Kerajaan  Pagaruyung pada abad ke 13, merupakan perintis dari pengolahan penguasaan tambang emas di Bengkulu, yang akhirnya mengirimkan gelombang-gelombang besar utusan untuk membuka pemukiman di daerah-daerah yang mengandung logam mulia itu. Hal ini terekam dalam cerita asal-usul dusun dan mitos-mitos yang  terpelihara dalam masyarakat. Politik perdagangan Pagaruyung ini, pada gilirannya menjadi politik ekspansi kebudayaan melalui penguasaan atas kerajaan-kerajaan kecil yang ketika itu terdapat di Ranah Sikalawi ini. Setelah Pagaruyung, sejumlah kerajaan dari seperti Aceh dan Banten, juga ambil bagian dalam usaha eksplorasi dan eksploitasi emas di Bengkulu. Komoditi emas ini baru mengalami penurunan semenjak pada abad 17, karena masyarakat telah beralih ke bidang perkebunan yang merupakan komoditi andalan perdagangan perusahaan-perusahaan Inggris yang memonopoli perdagangan masa itu.

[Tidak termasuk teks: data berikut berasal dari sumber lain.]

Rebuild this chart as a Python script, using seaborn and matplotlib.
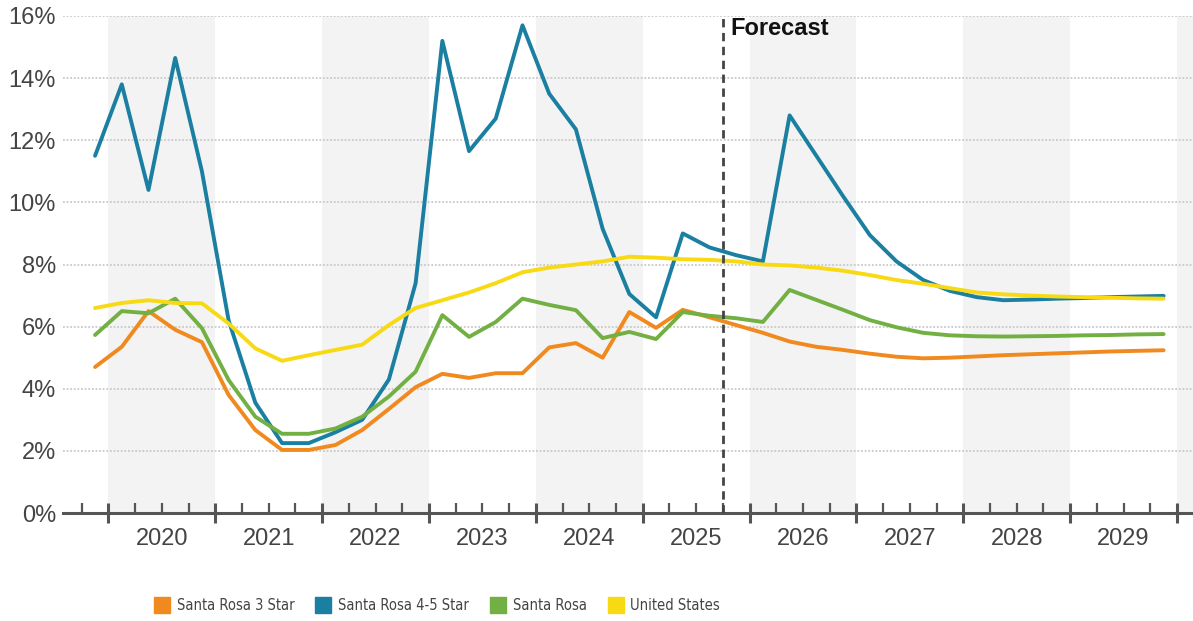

Berdasarkan cerita-cerita rakyat tentang riwayat emas Bengkulu, selanjutnya perusahaan Belanda melakukan sejumlah penelusuran ke lokasi-lokasi bekas penambangan emas Pagaruyung itu. Dan kemudian mendirikan perusahaan pertambangan emas Redjang Lebong pada tahun 1898.  Karena penduduk di dataran tinggi Bengkulu umumnya tidak lagi melakukan penambangan emas, perusahaan-perusahaan Belanda terpaksa mencari kuli kontrak Cina dari Singapura dalam jumlah besar. Pemukiman-pemukiman kuli kontrak ini kemudian menjadi dusun yang terus berkembang dari waktu ke waktu.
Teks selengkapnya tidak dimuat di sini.